Remembering Those We Lost in 2016

 The life of the dead is placed in the memory
    of the living”    Cicero

     Janus, the Roman god for whom this month is named, has two heads. One is looking forward and one is looking backwards, simultaneously and always. I like that image. That seems fitting to me. Often we have to look at where we have been in order to have an idea of where we are headed and/or want to go. It is a good and necessary practice, and we do that both as individuals and as a culture. Personally, we look back and say, “This worked; I will keep it.” Or we say,” This didn’t work out so well; I need to change some things.” The beginning of the year seems a good time for that type of reflection.


   This is one of the purposes of our New Year’s resolutions. We see the new year as a chance to do some personal housecleaning, and we try to get rid of things that no longer work or fit us. This is a universal human process. Religions and cultures from around the world have practices in which they either break or burn old household items, do ritualized house and/or body cleansing, light massive bonfires and more to symbolize making a new start.  It is both a solemn and celebratory affair. Many religious traditions emphasize special prayers and rituals to mark the beginning of that religion’s New Year. These practices call for people to take a good look at where they are morally and religiously. The hope is that they will re-dedicate themselves to making changes for upcoming year and to reaffirm their devotion to the religion's beliefs and practices.

  There are also rituals that seem to be more secular in purpose. These  often involve special foods, music, dance, but also some type of outrageous celebration. Think of Philadelphia’s Mummers Parade, which has its roots in a Roman workers’ festival in which, for one day, the social order was turned upside down and serious things were satirized. It is now a big day of music and dress up. It seems that we as humans need to acknowledge this special passage of time in ways that are both solemn and festive.

   One of the things I like to do in January is to look back at the year just gone by and note the people who died during that time.  It is a regular feature of TV news programs, magazines, newspapers, and I like doing it myself. It gives me a chance to slow down and reflect on the ways my life is and was affected by what others have done, stood for and accomplished.  For obvious reasons I am particularly cognizant of writers and musicians-they speak a special language that resonates with me.  We lost a number of both last year, and many of them were important to me.  We lost some big names in music, among them Prince, David Bowie, and Leonard Cohen. These were folks from very different genres and with very different styles, but each of them dramatically shook up the music world as well as my ways of looking at music in some profound ways. Bowie and Prince did it in part by joyously combining and mixing musical styles, producing outrageous stage performances, giving enigmatic interviews, and emphasizing their ability to call into question gender roles and definitions of “manliness.” They were also consummate musicians, songwriters and arrangers, and they helped me look at rock and rhythm and blues influenced music in some new ways. Cohen gave me an appreciation for the poetry and theater of songwriting and an appreciation of tone in songs.
     We also lost more traditional but unique voices in musician and singer-songwriters Mose Allison and Leon Russell. I first got to know Russell from his playing and arranging on Delaney and Bonnie LP’s and from seeing their tour way back in 1969-1971. I loved his funky piano and guitar riffs and fills, and the way he made gospel, country, and blues all fit together in an unforced, seamless manner. And he was flat-out fun to watch; he seemed to just love playing and making music.  As for Mose, I still recall my first Mose Allison LP and being taken in by his smooth, wry voice, great lyrics, and swinging piano style. I got to see him play a number of times over the years, and it was never disappointing. Songs such as Parchman Farm, Everybody Cryin’ Mercy, Your Mind is On Vacation-their cool and clever lyrics still make me smile, cry and move me deeply. He was an original.

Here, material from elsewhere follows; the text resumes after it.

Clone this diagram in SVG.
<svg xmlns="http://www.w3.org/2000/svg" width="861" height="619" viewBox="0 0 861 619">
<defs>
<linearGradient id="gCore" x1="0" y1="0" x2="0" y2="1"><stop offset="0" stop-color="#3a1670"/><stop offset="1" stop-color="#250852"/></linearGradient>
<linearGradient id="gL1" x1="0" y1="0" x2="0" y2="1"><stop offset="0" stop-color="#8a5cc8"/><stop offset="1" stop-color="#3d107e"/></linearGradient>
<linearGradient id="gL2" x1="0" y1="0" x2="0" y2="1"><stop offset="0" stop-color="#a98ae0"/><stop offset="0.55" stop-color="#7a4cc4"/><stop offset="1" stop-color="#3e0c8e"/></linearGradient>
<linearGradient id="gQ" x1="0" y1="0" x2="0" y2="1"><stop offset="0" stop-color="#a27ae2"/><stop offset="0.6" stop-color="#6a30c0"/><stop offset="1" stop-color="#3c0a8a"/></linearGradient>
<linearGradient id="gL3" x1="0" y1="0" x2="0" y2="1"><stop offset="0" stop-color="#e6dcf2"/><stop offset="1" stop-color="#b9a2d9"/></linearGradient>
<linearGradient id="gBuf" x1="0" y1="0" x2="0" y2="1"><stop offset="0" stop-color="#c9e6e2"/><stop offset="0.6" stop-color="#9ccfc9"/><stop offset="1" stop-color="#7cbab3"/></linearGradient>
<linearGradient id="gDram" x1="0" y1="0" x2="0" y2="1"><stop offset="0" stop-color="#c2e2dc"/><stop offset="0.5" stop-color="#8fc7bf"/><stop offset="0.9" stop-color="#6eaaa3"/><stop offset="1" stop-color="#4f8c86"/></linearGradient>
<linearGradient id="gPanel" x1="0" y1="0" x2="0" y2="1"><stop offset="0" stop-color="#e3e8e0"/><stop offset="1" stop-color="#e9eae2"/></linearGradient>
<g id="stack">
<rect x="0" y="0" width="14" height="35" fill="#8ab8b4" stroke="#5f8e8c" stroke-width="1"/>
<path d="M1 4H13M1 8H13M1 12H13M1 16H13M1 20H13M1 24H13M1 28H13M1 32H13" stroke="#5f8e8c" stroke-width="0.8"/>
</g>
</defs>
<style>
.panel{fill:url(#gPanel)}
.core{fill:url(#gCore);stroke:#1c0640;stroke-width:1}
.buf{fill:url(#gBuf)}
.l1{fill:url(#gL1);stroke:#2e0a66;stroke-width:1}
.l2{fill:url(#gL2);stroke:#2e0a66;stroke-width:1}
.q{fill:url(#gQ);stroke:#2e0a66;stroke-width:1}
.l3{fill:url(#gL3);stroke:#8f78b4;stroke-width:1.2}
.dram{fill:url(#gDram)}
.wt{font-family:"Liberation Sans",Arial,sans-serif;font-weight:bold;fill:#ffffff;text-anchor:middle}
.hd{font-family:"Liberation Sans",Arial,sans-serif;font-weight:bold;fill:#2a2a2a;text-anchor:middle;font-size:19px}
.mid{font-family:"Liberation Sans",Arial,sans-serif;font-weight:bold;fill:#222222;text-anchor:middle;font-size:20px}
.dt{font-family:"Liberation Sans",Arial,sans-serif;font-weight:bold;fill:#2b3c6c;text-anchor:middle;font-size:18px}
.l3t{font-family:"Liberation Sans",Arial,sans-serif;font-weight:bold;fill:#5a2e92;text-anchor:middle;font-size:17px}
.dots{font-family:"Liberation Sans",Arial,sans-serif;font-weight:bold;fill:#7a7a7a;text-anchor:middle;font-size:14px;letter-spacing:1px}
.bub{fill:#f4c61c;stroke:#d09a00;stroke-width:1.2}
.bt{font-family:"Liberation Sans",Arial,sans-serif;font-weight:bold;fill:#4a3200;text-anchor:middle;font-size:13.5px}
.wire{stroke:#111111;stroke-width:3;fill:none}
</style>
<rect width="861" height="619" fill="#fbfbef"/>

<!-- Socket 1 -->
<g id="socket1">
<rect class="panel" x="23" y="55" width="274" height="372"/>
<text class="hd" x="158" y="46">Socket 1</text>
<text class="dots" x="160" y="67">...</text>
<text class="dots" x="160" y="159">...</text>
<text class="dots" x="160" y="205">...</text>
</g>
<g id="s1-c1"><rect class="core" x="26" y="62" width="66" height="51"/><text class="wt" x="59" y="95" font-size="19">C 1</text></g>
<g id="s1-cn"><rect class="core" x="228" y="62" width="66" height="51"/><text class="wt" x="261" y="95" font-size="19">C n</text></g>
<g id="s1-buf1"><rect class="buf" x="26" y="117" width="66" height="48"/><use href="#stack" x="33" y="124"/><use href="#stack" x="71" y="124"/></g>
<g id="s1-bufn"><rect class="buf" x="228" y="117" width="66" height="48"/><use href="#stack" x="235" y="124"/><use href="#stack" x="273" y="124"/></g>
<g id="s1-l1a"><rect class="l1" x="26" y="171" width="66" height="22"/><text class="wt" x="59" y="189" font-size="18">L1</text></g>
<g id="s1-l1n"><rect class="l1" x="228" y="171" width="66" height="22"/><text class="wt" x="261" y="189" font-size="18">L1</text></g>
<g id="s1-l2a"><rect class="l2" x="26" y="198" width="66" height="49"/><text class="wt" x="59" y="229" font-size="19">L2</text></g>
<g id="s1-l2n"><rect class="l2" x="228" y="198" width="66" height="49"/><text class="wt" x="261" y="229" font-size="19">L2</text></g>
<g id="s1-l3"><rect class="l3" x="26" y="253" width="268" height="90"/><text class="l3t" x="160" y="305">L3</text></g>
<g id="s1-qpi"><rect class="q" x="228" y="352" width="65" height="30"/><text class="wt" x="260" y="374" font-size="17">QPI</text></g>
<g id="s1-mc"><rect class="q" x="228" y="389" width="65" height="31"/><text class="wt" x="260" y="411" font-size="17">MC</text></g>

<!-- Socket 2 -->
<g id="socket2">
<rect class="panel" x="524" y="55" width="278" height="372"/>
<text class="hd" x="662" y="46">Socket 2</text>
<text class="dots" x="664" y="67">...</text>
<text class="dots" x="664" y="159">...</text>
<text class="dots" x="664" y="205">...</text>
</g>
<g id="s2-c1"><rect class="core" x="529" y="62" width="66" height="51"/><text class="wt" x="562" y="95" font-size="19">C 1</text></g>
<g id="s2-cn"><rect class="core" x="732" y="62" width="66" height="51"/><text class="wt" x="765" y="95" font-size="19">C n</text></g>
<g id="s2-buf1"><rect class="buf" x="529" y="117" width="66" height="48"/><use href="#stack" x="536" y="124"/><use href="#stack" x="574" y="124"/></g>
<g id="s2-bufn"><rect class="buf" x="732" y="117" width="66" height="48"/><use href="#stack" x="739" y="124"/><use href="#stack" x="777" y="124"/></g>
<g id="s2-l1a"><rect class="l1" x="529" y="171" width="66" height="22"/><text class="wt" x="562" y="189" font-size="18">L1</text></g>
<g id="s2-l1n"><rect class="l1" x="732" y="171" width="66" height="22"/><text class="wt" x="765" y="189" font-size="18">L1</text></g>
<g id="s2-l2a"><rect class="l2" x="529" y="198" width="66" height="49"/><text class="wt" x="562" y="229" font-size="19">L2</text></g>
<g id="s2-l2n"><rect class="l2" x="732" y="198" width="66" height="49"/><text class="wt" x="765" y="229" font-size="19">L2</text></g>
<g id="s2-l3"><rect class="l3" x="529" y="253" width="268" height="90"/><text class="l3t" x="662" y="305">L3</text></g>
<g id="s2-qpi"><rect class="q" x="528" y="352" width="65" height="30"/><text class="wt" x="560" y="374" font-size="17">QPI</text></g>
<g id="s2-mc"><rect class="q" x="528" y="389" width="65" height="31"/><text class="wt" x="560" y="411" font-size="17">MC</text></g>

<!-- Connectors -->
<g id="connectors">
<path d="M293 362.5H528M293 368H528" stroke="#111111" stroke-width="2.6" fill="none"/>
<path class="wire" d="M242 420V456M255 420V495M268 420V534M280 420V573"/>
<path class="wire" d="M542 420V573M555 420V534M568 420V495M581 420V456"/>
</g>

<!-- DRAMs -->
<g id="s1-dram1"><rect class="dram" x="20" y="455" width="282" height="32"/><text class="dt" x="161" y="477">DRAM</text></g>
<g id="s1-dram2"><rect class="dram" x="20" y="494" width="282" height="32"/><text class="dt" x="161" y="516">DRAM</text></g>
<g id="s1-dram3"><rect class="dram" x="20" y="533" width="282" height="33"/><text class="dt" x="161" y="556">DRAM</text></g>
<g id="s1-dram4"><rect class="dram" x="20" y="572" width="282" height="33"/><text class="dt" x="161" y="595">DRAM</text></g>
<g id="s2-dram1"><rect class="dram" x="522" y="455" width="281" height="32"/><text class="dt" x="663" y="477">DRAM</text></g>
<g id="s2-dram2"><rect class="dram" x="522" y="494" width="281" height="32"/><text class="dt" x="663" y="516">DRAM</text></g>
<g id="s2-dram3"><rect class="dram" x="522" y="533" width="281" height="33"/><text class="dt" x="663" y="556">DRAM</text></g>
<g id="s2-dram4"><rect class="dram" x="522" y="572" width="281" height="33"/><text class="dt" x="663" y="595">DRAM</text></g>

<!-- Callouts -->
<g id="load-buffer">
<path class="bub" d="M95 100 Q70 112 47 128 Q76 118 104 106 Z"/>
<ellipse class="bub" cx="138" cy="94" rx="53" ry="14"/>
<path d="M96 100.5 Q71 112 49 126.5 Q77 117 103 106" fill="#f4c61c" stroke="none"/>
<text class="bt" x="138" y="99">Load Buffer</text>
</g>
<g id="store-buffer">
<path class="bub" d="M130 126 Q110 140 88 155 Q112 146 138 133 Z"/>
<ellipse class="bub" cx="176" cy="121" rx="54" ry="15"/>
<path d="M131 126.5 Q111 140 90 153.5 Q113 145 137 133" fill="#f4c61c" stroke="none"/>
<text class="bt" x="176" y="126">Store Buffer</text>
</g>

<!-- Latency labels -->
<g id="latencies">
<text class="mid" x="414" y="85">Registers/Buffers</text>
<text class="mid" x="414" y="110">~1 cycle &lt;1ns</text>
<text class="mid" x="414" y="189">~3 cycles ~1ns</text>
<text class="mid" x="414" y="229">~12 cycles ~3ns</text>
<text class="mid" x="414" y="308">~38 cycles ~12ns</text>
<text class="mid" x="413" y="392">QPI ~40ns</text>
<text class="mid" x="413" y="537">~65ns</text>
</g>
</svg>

   We lost some great writers as well last year.  Many of them produced works that were important in shaping my thinking and values. I was fortunate to not only read but teach works by several of them. Richard Adam’s Watership Down helped many 8th graders come to understand allegory, fable, and the power of description and detail in a well told story. When I read and later taught Night, Elie Wiesel impressed me as an example of a person who could endure such evil and yet still be such a gentle bringer of illumination, love and truth.
  Neutrality helps the oppressor, never the victim. “Silence encourages the tormentor, never the tormented” These words Wiesel wrote have a timeless meaning and bear repeating and remembering.

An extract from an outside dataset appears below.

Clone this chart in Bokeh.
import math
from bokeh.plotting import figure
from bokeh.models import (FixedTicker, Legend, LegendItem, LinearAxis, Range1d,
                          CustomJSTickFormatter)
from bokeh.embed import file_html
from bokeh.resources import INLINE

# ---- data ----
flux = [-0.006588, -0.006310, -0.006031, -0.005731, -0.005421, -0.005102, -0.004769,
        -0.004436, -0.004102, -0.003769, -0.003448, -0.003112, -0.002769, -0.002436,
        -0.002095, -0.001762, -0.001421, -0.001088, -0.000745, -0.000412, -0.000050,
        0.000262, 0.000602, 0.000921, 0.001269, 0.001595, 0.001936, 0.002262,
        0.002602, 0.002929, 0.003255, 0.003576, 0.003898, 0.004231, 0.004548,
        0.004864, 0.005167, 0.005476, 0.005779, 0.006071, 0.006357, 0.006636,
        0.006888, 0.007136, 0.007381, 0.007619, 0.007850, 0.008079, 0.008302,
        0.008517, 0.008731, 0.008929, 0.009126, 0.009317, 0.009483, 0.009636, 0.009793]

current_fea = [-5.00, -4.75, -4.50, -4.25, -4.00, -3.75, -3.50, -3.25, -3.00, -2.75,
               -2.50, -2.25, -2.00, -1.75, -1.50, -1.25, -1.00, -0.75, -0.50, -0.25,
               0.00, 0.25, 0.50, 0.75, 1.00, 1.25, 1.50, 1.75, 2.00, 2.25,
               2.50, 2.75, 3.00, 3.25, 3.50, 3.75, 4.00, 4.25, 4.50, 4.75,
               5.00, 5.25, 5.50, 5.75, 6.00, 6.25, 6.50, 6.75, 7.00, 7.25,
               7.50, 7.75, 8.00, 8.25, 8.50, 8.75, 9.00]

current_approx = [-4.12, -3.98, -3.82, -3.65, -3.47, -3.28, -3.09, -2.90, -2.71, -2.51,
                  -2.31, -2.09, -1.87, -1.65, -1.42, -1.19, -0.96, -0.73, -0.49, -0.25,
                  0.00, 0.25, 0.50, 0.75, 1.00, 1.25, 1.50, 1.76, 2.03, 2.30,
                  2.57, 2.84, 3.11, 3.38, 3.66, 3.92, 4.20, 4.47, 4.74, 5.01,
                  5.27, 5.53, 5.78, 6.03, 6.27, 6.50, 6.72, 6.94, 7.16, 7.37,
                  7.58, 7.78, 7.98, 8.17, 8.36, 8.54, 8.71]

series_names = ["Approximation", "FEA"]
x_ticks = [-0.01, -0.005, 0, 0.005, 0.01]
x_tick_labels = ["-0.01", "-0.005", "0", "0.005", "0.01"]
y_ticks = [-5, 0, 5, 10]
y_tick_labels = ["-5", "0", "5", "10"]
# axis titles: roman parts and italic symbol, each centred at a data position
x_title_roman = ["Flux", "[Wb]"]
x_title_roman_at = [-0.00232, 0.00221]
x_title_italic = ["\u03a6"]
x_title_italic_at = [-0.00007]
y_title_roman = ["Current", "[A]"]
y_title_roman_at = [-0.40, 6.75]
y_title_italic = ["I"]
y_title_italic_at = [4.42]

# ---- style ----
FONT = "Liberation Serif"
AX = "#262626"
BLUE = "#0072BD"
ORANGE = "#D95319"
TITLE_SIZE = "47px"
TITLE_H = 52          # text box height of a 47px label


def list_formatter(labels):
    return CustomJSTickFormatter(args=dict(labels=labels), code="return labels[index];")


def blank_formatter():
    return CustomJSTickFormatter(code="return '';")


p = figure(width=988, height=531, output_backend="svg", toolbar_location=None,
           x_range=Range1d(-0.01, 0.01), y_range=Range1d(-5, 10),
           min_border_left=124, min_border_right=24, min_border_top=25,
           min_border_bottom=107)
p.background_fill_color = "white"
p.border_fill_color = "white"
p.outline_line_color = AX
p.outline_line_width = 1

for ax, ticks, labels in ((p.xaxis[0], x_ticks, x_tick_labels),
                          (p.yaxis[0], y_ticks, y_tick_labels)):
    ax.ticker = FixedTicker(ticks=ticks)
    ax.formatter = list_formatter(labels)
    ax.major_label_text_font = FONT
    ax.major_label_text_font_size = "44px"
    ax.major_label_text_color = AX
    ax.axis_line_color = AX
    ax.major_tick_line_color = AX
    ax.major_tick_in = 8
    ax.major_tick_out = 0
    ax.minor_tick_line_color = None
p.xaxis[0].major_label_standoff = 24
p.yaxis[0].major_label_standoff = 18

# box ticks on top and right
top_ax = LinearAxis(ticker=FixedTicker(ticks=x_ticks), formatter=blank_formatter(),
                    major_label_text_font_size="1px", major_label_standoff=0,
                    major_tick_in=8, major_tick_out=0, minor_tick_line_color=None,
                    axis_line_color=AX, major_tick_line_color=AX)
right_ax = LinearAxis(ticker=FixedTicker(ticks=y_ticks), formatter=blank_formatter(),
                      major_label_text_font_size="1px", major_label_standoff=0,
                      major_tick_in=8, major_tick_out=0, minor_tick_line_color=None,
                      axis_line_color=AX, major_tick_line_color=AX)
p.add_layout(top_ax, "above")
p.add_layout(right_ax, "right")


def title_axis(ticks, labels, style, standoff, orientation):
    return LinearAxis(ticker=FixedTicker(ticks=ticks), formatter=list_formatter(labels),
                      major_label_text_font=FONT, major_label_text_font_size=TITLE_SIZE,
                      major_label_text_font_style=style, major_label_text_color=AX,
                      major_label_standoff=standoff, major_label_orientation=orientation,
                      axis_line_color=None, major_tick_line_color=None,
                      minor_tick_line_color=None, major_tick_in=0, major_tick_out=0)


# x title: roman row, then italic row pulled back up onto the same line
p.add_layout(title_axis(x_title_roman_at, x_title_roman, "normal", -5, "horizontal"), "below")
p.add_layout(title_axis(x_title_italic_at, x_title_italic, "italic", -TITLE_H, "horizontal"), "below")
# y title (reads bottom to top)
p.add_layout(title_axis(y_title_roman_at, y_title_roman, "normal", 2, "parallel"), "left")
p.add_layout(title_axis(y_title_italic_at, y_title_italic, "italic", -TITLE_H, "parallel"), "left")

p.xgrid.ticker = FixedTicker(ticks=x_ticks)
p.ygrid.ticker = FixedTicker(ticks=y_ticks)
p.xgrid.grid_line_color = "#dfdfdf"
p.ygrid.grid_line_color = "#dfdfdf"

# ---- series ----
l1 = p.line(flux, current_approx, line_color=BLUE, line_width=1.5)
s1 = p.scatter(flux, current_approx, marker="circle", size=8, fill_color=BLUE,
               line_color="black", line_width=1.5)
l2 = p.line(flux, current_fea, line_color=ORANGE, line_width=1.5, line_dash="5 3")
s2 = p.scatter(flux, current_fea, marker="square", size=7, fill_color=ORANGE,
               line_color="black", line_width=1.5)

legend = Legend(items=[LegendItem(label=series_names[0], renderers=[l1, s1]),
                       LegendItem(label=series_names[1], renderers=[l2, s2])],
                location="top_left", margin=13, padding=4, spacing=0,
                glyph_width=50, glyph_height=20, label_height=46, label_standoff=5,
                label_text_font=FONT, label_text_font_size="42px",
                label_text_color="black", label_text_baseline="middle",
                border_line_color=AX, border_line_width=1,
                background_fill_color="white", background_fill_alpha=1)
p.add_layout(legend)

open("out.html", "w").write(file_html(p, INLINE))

    I never got to teach Gloria Naylor’s, Women of Brewster Place, W.P. Kinsella’s Shoeless Joe, Natalie Babbit’s Tuck Everlasting, Pat Conroy’s The Great Santini or The Water is Wide, or the short stories in the collection, Hue and Cry by James Alan McPherson. But each of those works took me deeply inside specific places, specific times, specific dilemmas, and specific characters in ways that gave me greater appreciation for and understanding of how ordinary people try to cope with life’s struggles. These considerations of meetign the dilemmas of ordinary life have stayed with me for decades. Someone once wrote that the purpose of good writing is to "make the ordinary extraordinary, and the extraordinary ordinary". These writers were all able to do that, and I am grateful to have come across them. What they wrote will forever be with me, and their ideas and words help shape how I approach the world.

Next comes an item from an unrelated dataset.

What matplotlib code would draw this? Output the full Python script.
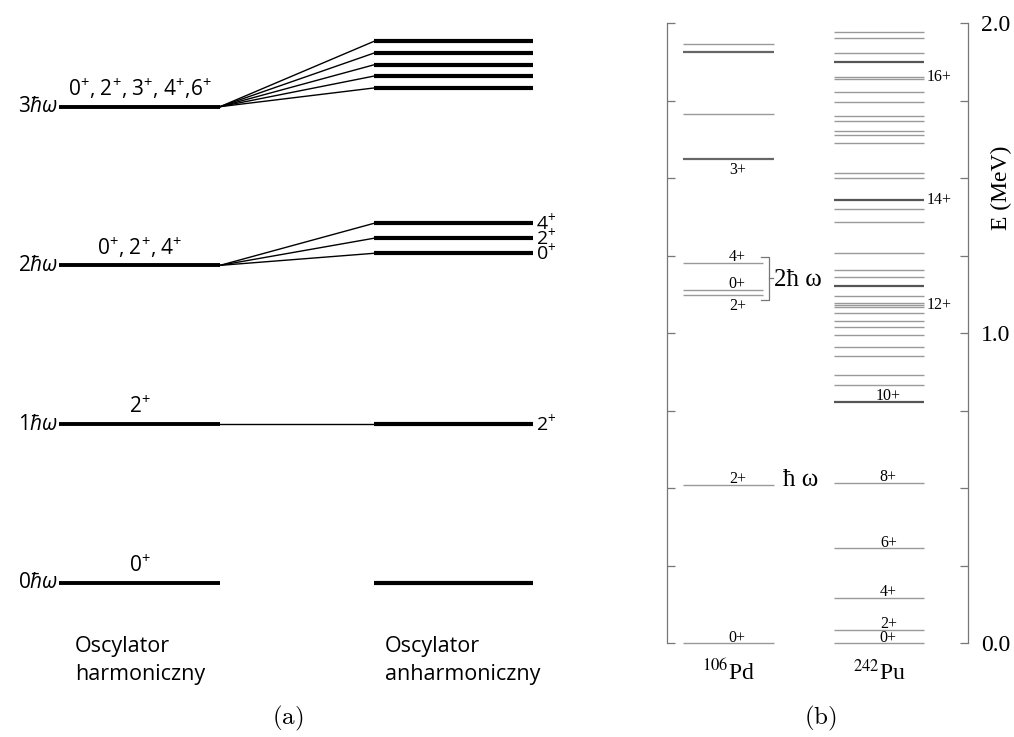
import matplotlib.pyplot as plt
from matplotlib.ticker import MultipleLocator

plt.rcParams['mathtext.fontset'] = 'custom'
plt.rcParams['mathtext.rm'] = 'Open Sans'
plt.rcParams['mathtext.it'] = 'Open Sans:italic'

# ---- (a) oscillator level scheme, energies in units of hbar*omega ----
phonons = [0, 1, 2, 3]
phonon_names = [r'0$\hbar\omega$', r'1$\hbar\omega$', r'2$\hbar\omega$', r'3$\hbar\omega$']
harm_spins = [r'0$^{+}$', r'2$^{+}$', r'0$^{+}$, 2$^{+}$, 4$^{+}$',
              r'0$^{+}$, 2$^{+}$, 3$^{+}$, 4$^{+}$,6$^{+}$']
anh_levels = [[0.0], [1.0], [2.076, 2.171, 2.265],
              [3.118, 3.193, 3.264, 3.338, 3.412]]
anh_spins = [[''], [r'2$^{+}$'], [r'0$^{+}$', r'2$^{+}$', r'4$^{+}$'],
             ['', '', '', '', '']]

# ---- (b) measured levels (MeV) ----
pd_levels = [0.0, 0.512, 1.124, 1.140, 1.228, 1.562, 1.707, 1.908, 1.934]
pd_strong = [1.562, 1.908]
pd_multiplet = [1.124, 1.140, 1.228]
pd_spins = ['0+', '2+', '2+', '0+', '4+', '3+', '', '', '']

pu_levels = [0.0, 0.043, 0.147, 0.306, 0.518, 0.779, 0.833, 0.865, 0.928,
             0.957, 0.994, 1.021, 1.040, 1.065, 1.086, 1.093, 1.099, 1.120,
             1.153, 1.182, 1.204, 1.260, 1.359, 1.402, 1.431, 1.502, 1.518,
             1.615, 1.640, 1.652, 1.684, 1.701, 1.746, 1.778, 1.819, 1.826,
             1.874, 1.905, 1.952, 1.971]
pu_strong = [0.779, 1.153, 1.431, 1.874]
pu_band = [0.0, 0.043, 0.147, 0.306, 0.518, 0.779]
pu_band_spins = ['0+', '2+', '4+', '6+', '8+', '10+']
pu_side = [1.093, 1.431, 1.826]
pu_side_spins = ['12+', '14+', '16+']

fig = plt.figure(figsize=(10.14, 7.37), dpi=100)

# ---------------- panel (a) ----------------
ax1 = fig.add_axes([0, 0, 600 / 1014, 1])
ax1.set_xlim(0, 600)
ax1.set_ylim(-0.9725, 3.6724)
ax1.axis('off')

hx0, hx1 = 59, 220
ax0, ax1x = 374, 533
sans = 'Open Sans'

for n, name, spin, levs, spins in zip(phonons, phonon_names, harm_spins,
                                      anh_levels, anh_spins):
    ax1.hlines(n, hx0, hx1, color='black', lw=2.8)
    ax1.text(hx0 - 1, n, name, ha='right', va='center', fontsize=15, family=sans)
    ax1.text((hx0 + hx1) / 2, n + 0.035, spin, ha='center', va='bottom',
             fontsize=15, family=sans)
    for e, s in zip(levs, spins):
        ax1.hlines(e, ax0, ax1x, color='black', lw=3.0)
        if n > 0:
            ax1.plot([hx1, ax0], [n, e], color='black', lw=1.0)
        if s:
            ax1.text(ax1x + 3, e, s, ha='left', va='center', fontsize=14,
                     family=sans)

ax1.text(75, -0.49, 'Oscylator\nharmoniczny', ha='left', va='center',
         fontsize=15.5, family=sans, linespacing=1.45)
ax1.text(385, -0.49, 'Oscylator\nanharmoniczny', ha='left', va='center',
         fontsize=15.5, family=sans, linespacing=1.45)

# ---------------- panel (b) ----------------
serif = 'Liberation Serif'
ax2 = fig.add_axes([0.6575, 0.1271, 0.2974, 0.8412])
ax2.set_xlim(0, 1)
ax2.set_ylim(0, 2.0)
for side in ('top', 'bottom'):
    ax2.spines[side].set_visible(False)
for side in ('left', 'right'):
    ax2.spines[side].set_color('#777777')
    ax2.spines[side].set_linewidth(0.9)
ax2.set_xticks([])
ax2.yaxis.set_major_locator(MultipleLocator(1.0))
ax2.yaxis.set_minor_locator(MultipleLocator(0.25))
ax2.yaxis.set_major_formatter('{x:.1f}')
ax2.tick_params(axis='y', which='both', direction='in', left=True, right=True,
                labelleft=False, labelright=True, length=6, width=0.9,
                color='#777777', pad=9)
for lab in ax2.get_yticklabels():
    lab.set_family(serif)
    lab.set_fontsize(17)
ax2.text(1.11, 1.47, 'E (MeV)', rotation=90, ha='center', va='center',
         transform=ax2.get_yaxis_transform(), family=serif, fontsize=17)

# 106Pd
pd_x0, pd_x1, pd_xs = 0.055, 0.356, 0.320
pd_lab = 0.234
for e, s in zip(pd_levels, pd_spins):
    x1 = pd_xs if e in pd_multiplet else pd_x1
    strong = e in pd_strong
    ax2.hlines(e, pd_x0, x1, color='#666666' if strong else '#999999',
               lw=1.6 if strong else 1.0, clip_on=False)
    if s:
        below = s in ('3+',) or e == 1.124
        ax2.text(pd_lab, e - 0.010 if below else e - 0.008, s,
                 ha='center', va='top' if below else 'bottom',
                 family=serif, fontsize=11.5)

# bracket round the two-phonon multiplet
b0, b1 = 1.107, 1.247
ax2.plot([0.312, 0.340, 0.340, 0.312], [b1, b1, b0, b0],
         color='#777777', lw=0.9)
mid = (b0 + b1) / 2
ax2.plot([0.340, 0.352], [mid, mid], color='#777777', lw=0.9)
ax2.text(0.356, mid - 0.005, '2ħ ω', ha='left', va='center', family=serif,
         fontsize=18)
ax2.text(0.445, pd_levels[1] + 0.015, 'ħ ω', ha='center', va='center',
         family=serif, fontsize=18)

# 242Pu
pu_x0, pu_x1 = 0.555, 0.853
for e in pu_levels:
    strong = e in pu_strong
    ax2.hlines(e, pu_x0, pu_x1, color='#555555' if strong else '#999999',
               lw=1.6 if strong else 1.0, clip_on=False)
for e, s in zip(pu_band, pu_band_spins):
    ax2.text(0.735, e - 0.008, s, ha='center', va='bottom', family=serif,
             fontsize=11.5)
for e, s in zip(pu_side, pu_side_spins):
    ax2.text(0.862, e, s, ha='left', va='center', family=serif, fontsize=11.5)

ax2.text(0.205, -0.095, r'$^{106}$Pd', ha='center', va='center', family=serif,
         fontsize=17, math_fontfamily='stix', clip_on=False)
ax2.text(0.705, -0.095, r'$^{242}$Pu', ha='center', va='center', family=serif,
         fontsize=17, math_fontfamily='stix', clip_on=False)

fig.text(288 / 1014, 1 - 718 / 737, r'$\mathrm{(a)}$', ha='center',
         va='center', fontsize=18, math_fontfamily='cm')
fig.text(820 / 1014, 1 - 718 / 737, r'$\mathrm{(b)}$', ha='center',
         va='center', fontsize=18, math_fontfamily='cm')

fig.savefig('out.png', dpi=100)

  There were a lot of other people who died in 2016 who both made a difference in the larger world and meant a lot to me. Muhammad Ali, John Glenn and Gwen Ifill are three of them that readily come to mind; there were many others. This happens every year, of course. And that means that as long as I am alive I have the opportunity to do this looking back and to learn from it. It is a treat and it is important. I get the chance to think about these people, reflect on who and where I was when I firstencountered them, and to thank them for the ways in which they have changed my life and being. Like Janus, I get to look back.  And like Janus, I then get to take what these people have given me in the past and bring it forward into a new year and a new time. Not a bad way to start the year. I wish you all good reflection and a Happy New Year.